県北西部に位置。八ヶ岳の山体崩落で形成された尾根上に立地し、標高は850m付近。地形を利用して同心円上に土塁や空堀を配した輪状郭群。東西を東衣川、西衣川に画され、北側は尾根に通じ三方は急崖に囲まれている。
平安時代には常陸国那珂郡武田郷から源義清・清光親子が甲斐国市川荘(市川三郷町、旧市川大門町)へ流罪される。逸見荘へ拠った逸見清光(冠者)の子孫は甲斐国各地で勢力を拡大し、甲斐源氏の祖となった。谷戸城は清光の居城と伝わり、江戸時代に成立した『甲斐国志』によれば清光は正治元年(1199年)に城内で死去したという。『吾妻鏡』の治承4年(1180年)9月15日条に拠れば、武田信義ら甲斐源氏一党は源頼朝の挙兵に際して「逸見山」に集結し頼朝からの使者を迎えたとあり、北杜市域に複数候補のある逸見山所在地のひとつと考えられている。

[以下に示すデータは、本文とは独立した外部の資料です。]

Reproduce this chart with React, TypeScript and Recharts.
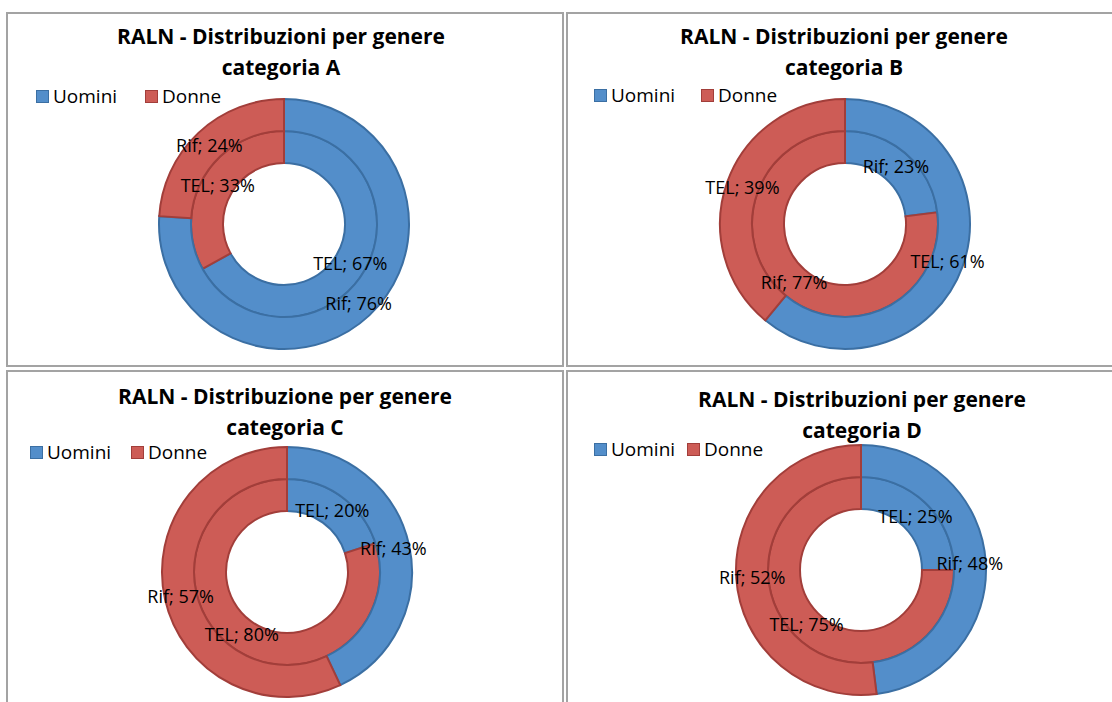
import React from "react";
import { Cell, Pie, PieChart } from "recharts";

// ---- data ----
const genders = ["Uomini", "Donne"];

const catA_TEL = [67, 33];
const catA_Rif = [76, 24];
const catB_TEL = [61, 39];
const catB_Rif = [23, 77];
const catC_TEL = [20, 80];
const catC_Rif = [43, 57];
const catD_TEL = [25, 75];
const catD_Rif = [48, 52];

const titleLine1 = [
  "RALN - Distribuzioni per genere",
  "RALN - Distribuzioni per genere",
  "RALN - Distribuzione per genere",
  "RALN - Distribuzioni per genere",
];
const titleLine2 = ["categoria A", "categoria B", "categoria C", "categoria D"];

// ---- styling ----
const FILL = ["#538ECA", "#CD5C56"];
const STROKE = ["#3B6FA3", "#A23E3A"];
const FONT = "'Open Sans', 'DejaVu Sans', sans-serif";
const BORDER = "#A3A3A3";

const R_IN = 61;
const R_MID = 93;
const R_OUT = 125;

type Panel = {
  innerName: string;
  outerName: string;
  inner: number[];
  outer: number[];
  box: { x: number; y: number; w: number; h: number };
  center: { x: number; y: number };
  titleX: number;
  titleTop: number;
  legendY: number;
  legendX: number[];
};

const toRows = (values: number[]) =>
  genders.map((g, i) => ({ name: g, value: values[i] }));

const panels: Panel[] = [
  {
    innerName: "TEL",
    outerName: "Rif",
    inner: catA_TEL,
    outer: catA_Rif,
    box: { x: 6, y: 12, w: 558, h: 355 },
    center: { x: 284, y: 224 },
    titleX: 281,
    titleTop: 21,
    legendY: 96,
    legendX: [36, 145],
  },
  {
    innerName: "Rif",
    outerName: "TEL",
    inner: catB_Rif,
    outer: catB_TEL,
    box: { x: 566, y: 12, w: 560, h: 355 },
    center: { x: 845, y: 224 },
    titleX: 844,
    titleTop: 21,
    legendY: 95,
    legendX: [594, 701],
  },
  {
    innerName: "TEL",
    outerName: "Rif",
    inner: catC_TEL,
    outer: catC_Rif,
    box: { x: 6, y: 370, w: 558, h: 345 },
    center: { x: 287, y: 572 },
    titleX: 285,
    titleTop: 381,
    legendY: 452,
    legendX: [30, 131],
  },
  {
    innerName: "TEL",
    outerName: "Rif",
    inner: catD_TEL,
    outer: catD_Rif,
    box: { x: 566, y: 370, w: 560, h: 345 },
    center: { x: 861, y: 570 },
    titleX: 862,
    titleTop: 384,
    legendY: 449,
    legendX: [594, 687],
  },
];

const RADIAN = Math.PI / 180;

const makeLabel = (series: string) => (props: any) => {
  const { cx, cy, midAngle, innerRadius, outerRadius, value } = props;
  const r = (innerRadius + outerRadius) / 2;
  const x = cx + r * Math.cos(-midAngle * RADIAN);
  const y = cy + r * Math.sin(-midAngle * RADIAN);
  return (
    <text
      x={x}
      y={y}
      textAnchor="middle"
      dominantBaseline="central"
      fill="#000"
      fontSize={18}
      fontFamily={FONT}
    >
      {`${series}; ${value}%`}
    </text>
  );
};

function PanelView({ p, i }: { p: Panel; i: number }) {
  const cx = p.center.x - p.box.x;
  const cy = p.center.y - p.box.y;
  return (
    <>
      <div
        style={{
          position: "absolute",
          left: p.box.x,
          top: p.box.y,
          width: p.box.w,
          height: p.box.h,
          boxSizing: "border-box",
          border: `2px solid ${BORDER}`,
          background: "#fff",
        }}
      />
      <div style={{ position: "absolute", left: p.box.x, top: p.box.y }}>
        <PieChart
          width={p.box.w}
          height={p.box.h}
          margin={{ top: 0, right: 0, bottom: 0, left: 0 }}
        >
          <Pie
            data={toRows(p.inner)}
            dataKey="value"
            cx={cx}
            cy={cy}
            innerRadius={R_IN}
            outerRadius={R_MID}
            startAngle={90}
            endAngle={-270}
            strokeWidth={2}
            label={makeLabel(p.innerName)}
            labelLine={false}
            isAnimationActive={false}
          >
            {genders.map((g, k) => (
              <Cell key={g} fill={FILL[k]} stroke={STROKE[k]} />
            ))}
          </Pie>
          <Pie
            data={toRows(p.outer)}
            dataKey="value"
            cx={cx}
            cy={cy}
            innerRadius={R_MID}
            outerRadius={R_OUT}
            startAngle={90}
            endAngle={-270}
            strokeWidth={2}
            label={makeLabel(p.outerName)}
            labelLine={false}
            isAnimationActive={false}
          >
            {genders.map((g, k) => (
              <Cell key={g} fill={FILL[k]} stroke={STROKE[k]} />
            ))}
          </Pie>
        </PieChart>
      </div>
      <div
        style={{
          position: "absolute",
          left: p.titleX - 250,
          top: p.titleTop,
          width: 500,
          textAlign: "center",
          fontFamily: FONT,
          fontWeight: 700,
          fontSize: 21,
          lineHeight: "31px",
          color: "#000",
          pointerEvents: "none",
        }}
      >
        <div>{titleLine1[i]}</div>
        <div>{titleLine2[i]}</div>
      </div>
      {genders.map((g, k) => (
        <div
          key={g}
          style={{
            position: "absolute",
            left: p.legendX[k],
            top: p.legendY - 12,
            height: 24,
            display: "flex",
            alignItems: "center",
            fontFamily: FONT,
            fontSize: 19,
            color: "#000",
            whiteSpace: "nowrap",
          }}
        >
          <span
            style={{
              display: "inline-block",
              width: 11,
              height: 11,
              background: FILL[k],
              border: `1.5px solid ${STROKE[k]}`,
              marginRight: 4,
            }}
          />
          {g}
        </div>
      ))}
    </>
  );
}

export default function App() {
  return (
    <div
      style={{
        position: "absolute",
        left: 0,
        top: 0,
        width: 1112,
        height: 702,
        overflow: "hidden",
        background: "#fff",
      }}
    >
      {panels.map((p, i) => (
        <PanelView key={i} p={p} i={i} />
      ))}
    </div>
  );
}
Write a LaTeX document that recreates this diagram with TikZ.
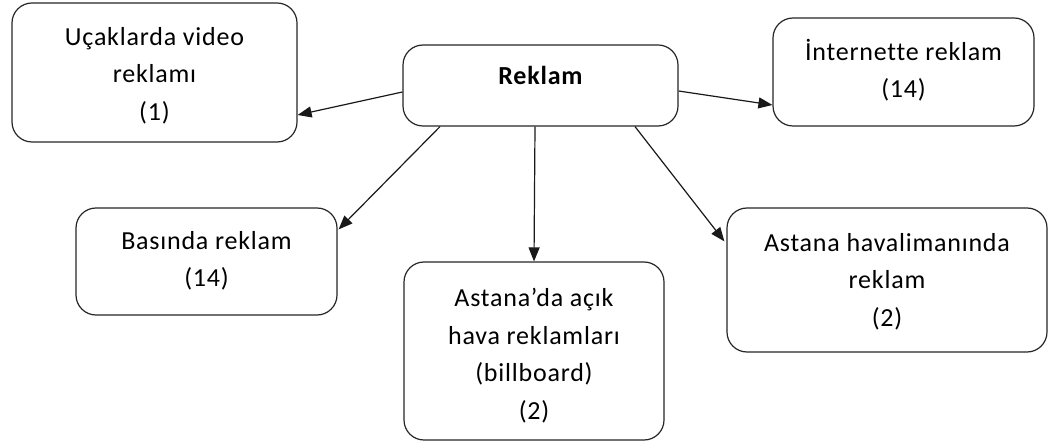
\documentclass[tikz,border=0pt]{standalone}
\usepackage{fontspec}
\setmainfont{Carlito}[Ligatures=CommonOff,LetterSpace=3]
\usetikzlibrary{arrows.meta}
\begin{document}
\begin{tikzpicture}[x=1pt,y=-1pt,
  box/.style={draw=black!85, line width=1.2pt, rounded corners=20pt, fill=white},
  txt/.style={align=center, font=\fontsize{26}{37.5}\selectfont, inner sep=0pt},
  arr/.style={-{Triangle[length=14pt,width=11pt]}, line width=1.2pt, black!90}]
\useasboundingbox (0,0) rectangle (1048,443);

% boxes
\node[box, minimum width=285pt, minimum height=139pt] (uc) at (154.5,72.5) {};
\node[box, minimum width=275pt, minimum height=81pt] (rek) at (540.5,85.5) {};
\node[box, minimum width=261pt, minimum height=108pt] (net) at (903.5,72) {};
\node[box, minimum width=261pt, minimum height=107pt] (bas) at (206.5,261.5) {};
\node[box, minimum width=260pt, minimum height=178pt] (acik) at (534,351) {};
\node[box, minimum width=320pt, minimum height=144pt] (hav) at (887,280) {};

% texts
\node[txt] (uct) at (154.5,75.5) {Uçaklarda video\\reklamı\\(1)};
\node[txt, font=\fontsize{26}{37.5}\selectfont\bfseries] (rekt) at (540.5,75) {Reklam};
\node[txt] (nett) at (903.5,70) {İnternette reklam\\(14)};
\node[txt] (bast) at (206.5,261) {Basında reklam\\(14)};
\node[txt] (acikt) at (534,355.5) {Astana’da açık\\hava reklamları\\(billboard)\\(2)};
\node[txt] (havt) at (887,281.5) {Astana havalimanında\\reklam\\(2)};

% connectors
\draw[arr] (rek.west |- 0,92) -- (uc.east |- 0,115);
\draw[arr] (rek.east |- 0,91) -- (net.west |- 0,105);
\draw[arr] ([xshift=-100.5pt]rek.south) -- ([xshift=1pt,yshift=-22pt]bas.north east);
\draw[arr] ([xshift=-5.5pt]rek.south) -- (acik.north);
\draw[arr] ([xshift=94.5pt]rek.south) -- ([xshift=-2pt,yshift=-34pt]hav.north west);
\end{tikzpicture}
\end{document}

戦国時代には武田晴信 (信玄)期の信濃侵攻に際して侵攻ルートの中継地点になっていたとも考えられており、家臣駒井政武の日記『高白斎記』の天文17年(1548年)9月6日条に拠れば「矢戸御陣所」の記述がある。また、『国志』によれば武田氏滅亡後の遺領を巡る天正壬午の乱に際しては、天正10年(1582年)に徳川氏と甲斐領有を巡る相模国の後北条氏が入ったといわれる。文政8年(1825年)の村方明細帳にも記録が残る。
江戸時代から城跡と認識されており、1976年には山梨大学考古学研究会による測量調査が行われる。1982年(昭和57年)には一部の発掘調査が実施され、掘跡など一部の遺構が確認され、青磁片や内耳土器、洪武通宝などの遺物が出土している。
北東や西側は内部に横堀を伴う土塁があり、南斜面には帯状の郭が数段にわたって広がり、防御施設が集中している。北は方形の平坦地が開け、内部には三角形の主郭部がある。
谷戸城は地域振興に際して注目されはじめ、1993年(平成5年)11月29日に国の史跡に指定され、1999年(平成11年)までに公有地化が行われる。出土遺物は大泉歴史民俗資料館に所蔵されている。